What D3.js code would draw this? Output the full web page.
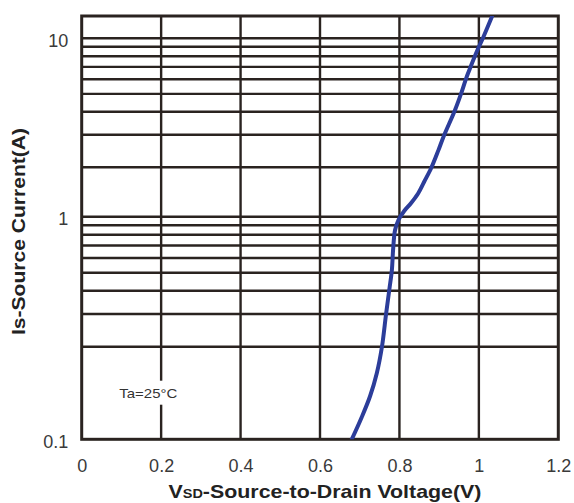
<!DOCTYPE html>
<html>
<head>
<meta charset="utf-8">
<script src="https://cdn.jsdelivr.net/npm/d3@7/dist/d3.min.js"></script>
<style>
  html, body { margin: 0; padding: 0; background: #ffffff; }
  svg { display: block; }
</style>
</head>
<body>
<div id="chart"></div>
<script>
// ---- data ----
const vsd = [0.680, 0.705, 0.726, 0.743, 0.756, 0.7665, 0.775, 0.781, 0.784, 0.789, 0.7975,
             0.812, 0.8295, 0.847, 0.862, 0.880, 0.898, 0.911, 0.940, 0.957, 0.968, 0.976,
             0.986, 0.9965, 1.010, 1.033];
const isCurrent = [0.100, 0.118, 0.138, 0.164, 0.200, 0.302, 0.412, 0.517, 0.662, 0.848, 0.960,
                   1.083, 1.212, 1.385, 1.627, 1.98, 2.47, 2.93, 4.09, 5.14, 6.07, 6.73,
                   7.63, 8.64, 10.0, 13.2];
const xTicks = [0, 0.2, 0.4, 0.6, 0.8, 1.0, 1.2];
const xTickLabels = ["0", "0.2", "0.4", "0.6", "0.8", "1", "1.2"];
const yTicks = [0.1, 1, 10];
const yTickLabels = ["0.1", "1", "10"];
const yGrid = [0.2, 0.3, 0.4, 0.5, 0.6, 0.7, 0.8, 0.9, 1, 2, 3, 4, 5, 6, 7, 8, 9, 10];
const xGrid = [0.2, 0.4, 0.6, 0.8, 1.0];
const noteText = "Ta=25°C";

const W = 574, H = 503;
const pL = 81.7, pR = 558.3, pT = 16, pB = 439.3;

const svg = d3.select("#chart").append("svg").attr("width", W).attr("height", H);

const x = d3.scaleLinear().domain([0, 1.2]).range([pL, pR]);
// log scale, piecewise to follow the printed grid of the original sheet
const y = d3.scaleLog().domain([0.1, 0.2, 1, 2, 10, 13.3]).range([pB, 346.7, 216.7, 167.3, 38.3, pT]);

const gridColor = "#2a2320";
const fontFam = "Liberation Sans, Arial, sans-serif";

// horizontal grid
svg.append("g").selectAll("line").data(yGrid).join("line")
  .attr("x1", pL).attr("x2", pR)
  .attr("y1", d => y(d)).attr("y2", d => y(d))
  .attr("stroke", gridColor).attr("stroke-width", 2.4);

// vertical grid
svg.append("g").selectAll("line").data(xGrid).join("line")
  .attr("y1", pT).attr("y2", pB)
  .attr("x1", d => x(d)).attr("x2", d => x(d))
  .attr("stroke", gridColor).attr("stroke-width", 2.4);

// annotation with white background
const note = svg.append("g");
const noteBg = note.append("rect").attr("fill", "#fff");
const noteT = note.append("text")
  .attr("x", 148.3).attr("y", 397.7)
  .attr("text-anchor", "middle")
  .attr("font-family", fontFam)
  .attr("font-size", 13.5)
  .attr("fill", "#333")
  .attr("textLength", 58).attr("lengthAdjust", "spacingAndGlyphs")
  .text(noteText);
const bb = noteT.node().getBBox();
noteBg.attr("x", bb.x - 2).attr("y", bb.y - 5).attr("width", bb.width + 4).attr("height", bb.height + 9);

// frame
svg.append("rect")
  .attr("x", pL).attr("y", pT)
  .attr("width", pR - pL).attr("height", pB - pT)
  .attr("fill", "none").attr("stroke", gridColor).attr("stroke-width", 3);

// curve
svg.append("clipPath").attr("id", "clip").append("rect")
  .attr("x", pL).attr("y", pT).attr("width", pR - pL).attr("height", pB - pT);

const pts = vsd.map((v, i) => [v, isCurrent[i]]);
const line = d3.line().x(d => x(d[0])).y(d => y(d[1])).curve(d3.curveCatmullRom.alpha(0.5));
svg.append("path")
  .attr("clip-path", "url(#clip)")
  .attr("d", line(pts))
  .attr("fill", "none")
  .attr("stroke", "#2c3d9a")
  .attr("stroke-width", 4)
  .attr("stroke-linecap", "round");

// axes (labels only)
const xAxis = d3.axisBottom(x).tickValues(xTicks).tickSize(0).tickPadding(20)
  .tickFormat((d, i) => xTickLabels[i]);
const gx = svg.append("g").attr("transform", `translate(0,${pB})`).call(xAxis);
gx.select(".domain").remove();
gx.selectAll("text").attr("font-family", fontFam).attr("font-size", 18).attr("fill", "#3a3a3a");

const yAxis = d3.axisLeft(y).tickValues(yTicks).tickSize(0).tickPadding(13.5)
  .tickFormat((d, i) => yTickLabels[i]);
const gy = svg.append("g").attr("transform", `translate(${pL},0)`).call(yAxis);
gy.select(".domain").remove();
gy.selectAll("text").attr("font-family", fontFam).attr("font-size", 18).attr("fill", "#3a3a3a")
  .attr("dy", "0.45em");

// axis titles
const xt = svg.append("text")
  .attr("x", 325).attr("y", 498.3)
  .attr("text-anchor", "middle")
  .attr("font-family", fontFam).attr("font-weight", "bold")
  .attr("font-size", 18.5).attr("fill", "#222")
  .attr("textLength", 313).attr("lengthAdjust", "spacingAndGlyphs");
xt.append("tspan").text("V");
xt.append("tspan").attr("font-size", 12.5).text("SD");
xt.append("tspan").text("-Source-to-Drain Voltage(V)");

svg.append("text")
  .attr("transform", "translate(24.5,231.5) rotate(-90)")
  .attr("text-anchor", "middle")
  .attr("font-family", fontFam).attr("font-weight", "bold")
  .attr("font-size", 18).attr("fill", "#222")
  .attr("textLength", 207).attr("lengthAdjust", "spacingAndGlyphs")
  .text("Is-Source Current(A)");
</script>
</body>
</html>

--------------------

**What you will do**
Reproduce each line exactly, please, except for any pictures.

**Solution to this problem**
What D3.js code would draw this? Output the full web page.
<!DOCTYPE html>
<html>
<head>
<meta charset="utf-8">
<script src="https://cdn.jsdelivr.net/npm/d3@7/dist/d3.min.js"></script>
<style>
  html, body { margin: 0; padding: 0; background: #ffffff; }
  svg { display: block; }
</style>
</head>
<body>
<div id="chart"></div>
<script>
// ---- data ----
const vsd = [0.680, 0.705, 0.726, 0.743, 0.756, 0.7665, 0.775, 0.781, 0.784, 0.789, 0.7975,
             0.812, 0.8295, 0.847, 0.862, 0.880, 0.898, 0.911, 0.940, 0.957, 0.968, 0.976,
             0.986, 0.9965, 1.010, 1.033];
const isCurrent = [0.100, 0.118, 0.138, 0.164, 0.200, 0.302, 0.412, 0.517, 0.662, 0.848, 0.960,
                   1.083, 1.212, 1.385, 1.627, 1.98, 2.47, 2.93, 4.09, 5.14, 6.07, 6.73,
                   7.63, 8.64, 10.0, 13.2];
const xTicks = [0, 0.2, 0.4, 0.6, 0.8, 1.0, 1.2];
const xTickLabels = ["0", "0.2", "0.4", "0.6", "0.8", "1", "1.2"];
const yTicks = [0.1, 1, 10];
const yTickLabels = ["0.1", "1", "10"];
const yGrid = [0.2, 0.3, 0.4, 0.5, 0.6, 0.7, 0.8, 0.9, 1, 2, 3, 4, 5, 6, 7, 8, 9, 10];
const xGrid = [0.2, 0.4, 0.6, 0.8, 1.0];
const noteText = "Ta=25°C";

const W = 574, H = 503;
const pL = 81.7, pR = 558.3, pT = 16, pB = 439.3;

const svg = d3.select("#chart").append("svg").attr("width", W).attr("height", H);

const x = d3.scaleLinear().domain([0, 1.2]).range([pL, pR]);
// log scale, piecewise to follow the printed grid of the original sheet
const y = d3.scaleLog().domain([0.1, 0.2, 1, 2, 10, 13.3]).range([pB, 346.7, 216.7, 167.3, 38.3, pT]);

const gridColor = "#2a2320";
const fontFam = "Liberation Sans, Arial, sans-serif";

// horizontal grid
svg.append("g").selectAll("line").data(yGrid).join("line")
  .attr("x1", pL).attr("x2", pR)
  .attr("y1", d => y(d)).attr("y2", d => y(d))
  .attr("stroke", gridColor).attr("stroke-width", 2.4);

// vertical grid
svg.append("g").selectAll("line").data(xGrid).join("line")
  .attr("y1", pT).attr("y2", pB)
  .attr("x1", d => x(d)).attr("x2", d => x(d))
  .attr("stroke", gridColor).attr("stroke-width", 2.4);

// annotation with white background
const note = svg.append("g");
const noteBg = note.append("rect").attr("fill", "#fff");
const noteT = note.append("text")
  .attr("x", 148.3).attr("y", 397.7)
  .attr("text-anchor", "middle")
  .attr("font-family", fontFam)
  .attr("font-size", 13.5)
  .attr("fill", "#333")
  .attr("textLength", 58).attr("lengthAdjust", "spacingAndGlyphs")
  .text(noteText);
const bb = noteT.node().getBBox();
noteBg.attr("x", bb.x - 2).attr("y", bb.y - 5).attr("width", bb.width + 4).attr("height", bb.height + 9);

// frame
svg.append("rect")
  .attr("x", pL).attr("y", pT)
  .attr("width", pR - pL).attr("height", pB - pT)
  .attr("fill", "none").attr("stroke", gridColor).attr("stroke-width", 3);

// curve
svg.append("clipPath").attr("id", "clip").append("rect")
  .attr("x", pL).attr("y", pT).attr("width", pR - pL).attr("height", pB - pT);

const pts = vsd.map((v, i) => [v, isCurrent[i]]);
const line = d3.line().x(d => x(d[0])).y(d => y(d[1])).curve(d3.curveCatmullRom.alpha(0.5));
svg.append("path")
  .attr("clip-path", "url(#clip)")
  .attr("d", line(pts))
  .attr("fill", "none")
  .attr("stroke", "#2c3d9a")
  .attr("stroke-width", 4)
  .attr("stroke-linecap", "round");

// axes (labels only)
const xAxis = d3.axisBottom(x).tickValues(xTicks).tickSize(0).tickPadding(20)
  .tickFormat((d, i) => xTickLabels[i]);
const gx = svg.append("g").attr("transform", `translate(0,${pB})`).call(xAxis);
gx.select(".domain").remove();
gx.selectAll("text").attr("font-family", fontFam).attr("font-size", 18).attr("fill", "#3a3a3a");

const yAxis = d3.axisLeft(y).tickValues(yTicks).tickSize(0).tickPadding(13.5)
  .tickFormat((d, i) => yTickLabels[i]);
const gy = svg.append("g").attr("transform", `translate(${pL},0)`).call(yAxis);
gy.select(".domain").remove();
gy.selectAll("text").attr("font-family", fontFam).attr("font-size", 18).attr("fill", "#3a3a3a")
  .attr("dy", "0.45em");

// axis titles
const xt = svg.append("text")
  .attr("x", 325).attr("y", 498.3)
  .attr("text-anchor", "middle")
  .attr("font-family", fontFam).attr("font-weight", "bold")
  .attr("font-size", 18.5).attr("fill", "#222")
  .attr("textLength", 313).attr("lengthAdjust", "spacingAndGlyphs");
xt.append("tspan").text("V");
xt.append("tspan").attr("font-size", 12.5).text("SD");
xt.append("tspan").text("-Source-to-Drain Voltage(V)");

svg.append("text")
  .attr("transform", "translate(24.5,231.5) rotate(-90)")
  .attr("text-anchor", "middle")
  .attr("font-family", fontFam).attr("font-weight", "bold")
  .attr("font-size", 18).attr("fill", "#222")
  .attr("textLength", 207).attr("lengthAdjust", "spacingAndGlyphs")
  .text("Is-Source Current(A)");
</script>
</body>
</html>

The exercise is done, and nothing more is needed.